Friday, November 14, 2014

The future of the smartphone

As we all know it is not easy to predict the future. It is so difficult so it sometimes becomes almost depressing. In this short article with the lead designers Matias Duarte (Google) and Gentry Underwood (Dropbox) are supposed to speculate about the future of the smartphone. They do that by mostly examining the problems with where we are now. It is difficult to see any grand visions or even optimism in their speculations.  They both see the future of the smartphone in its ability to live in an ecology of devices and not as a radical change of the smartphone itself.

It is interesting to see how these two influential designers are discussing the problem of modern smartphones very much in a way that resonates with Albert Borgmann's theory about the "device paradigm". The designers are, in the same way as Borgmann, concerned that the everywhere presence of screens distance us from the "real" reality and Underwood ends by saying "I hope as we push these screens forward, we do it with an attention to what makes life meaningful." This relates to the notion of focal practices by Borgmann.

The short article is a fascinating read. Is this the forefront of the field? Is this the visionary thinking? I find the article to be inspiring in the sense that it is refreshing to see Borgmann's philosophy being present in this type of context, at the same time I find it a bit sad that there are no bold ideas how to deal with the problems that they recognize. The solutions seem to be more of the same unfortunately.



[This challenge of device ecologies is something that I have worked on in different ways and is published:

Janlert, L-E., & Stolterman, E. (forthcoming). Faceless Interaction - a conceptual examination of the notion of interface: past, present and future. In Human-Computer Interaction.

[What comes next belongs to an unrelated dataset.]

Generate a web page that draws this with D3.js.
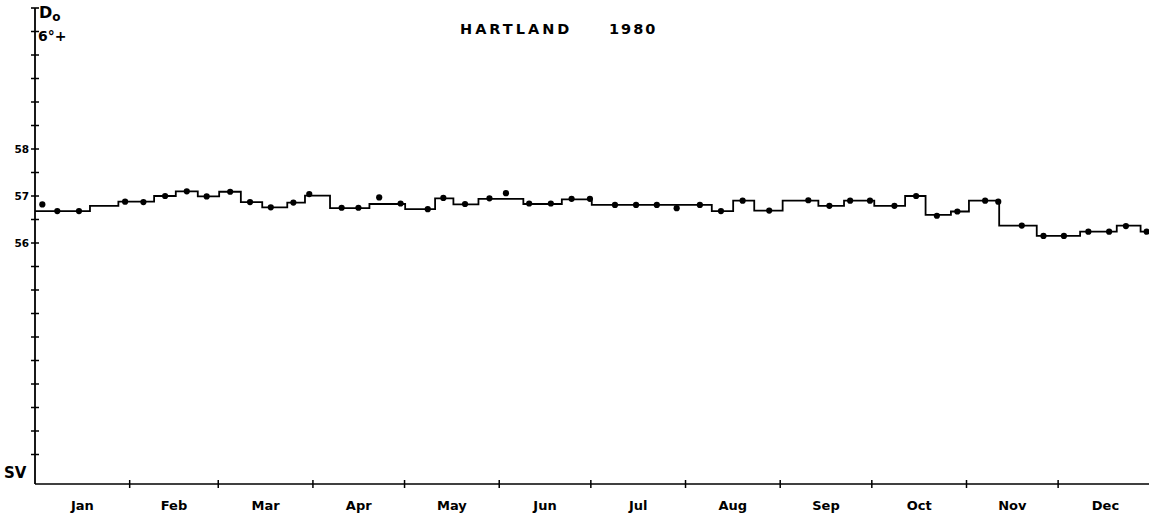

Stolterman, E. , Jung, H., Ryan, W., and Siegel, M. A. (2013) Device Landscapes: A New Challenge to Interaction Design and HCI Research. Archives of Design Research, 26(2), 7-33.]

Friday, November 07, 2014

Amazon Echo and Faceless Interaction

Amazon is presenting a new device called Echo. It is a voice controlled device that makes it possible to play music, ask questions (Siri style), create shopping lists, set alarms, etc. It is supposed to have a
sophisticated microphone system that can recognize commands even when playing music. You can place it anywhere in a room and control it with your voice. You can check out the video link found on this page.

I find this really interesting. It is a step towards what Lars-Erik Janlert and I call "faceless interaction" in our article "Faceless Interaction - a conceptual examination of the notion of interface: past, present and future".

This type of faceless interaction, that is, interactivity without a "real" interface (defined in the article), is becoming more common and the issues we discuss in the article, for instance, interaction clutter becomes more prominent. When we have not just one but many faceless interactions in our environment, new challenges become apparent to interaction designers.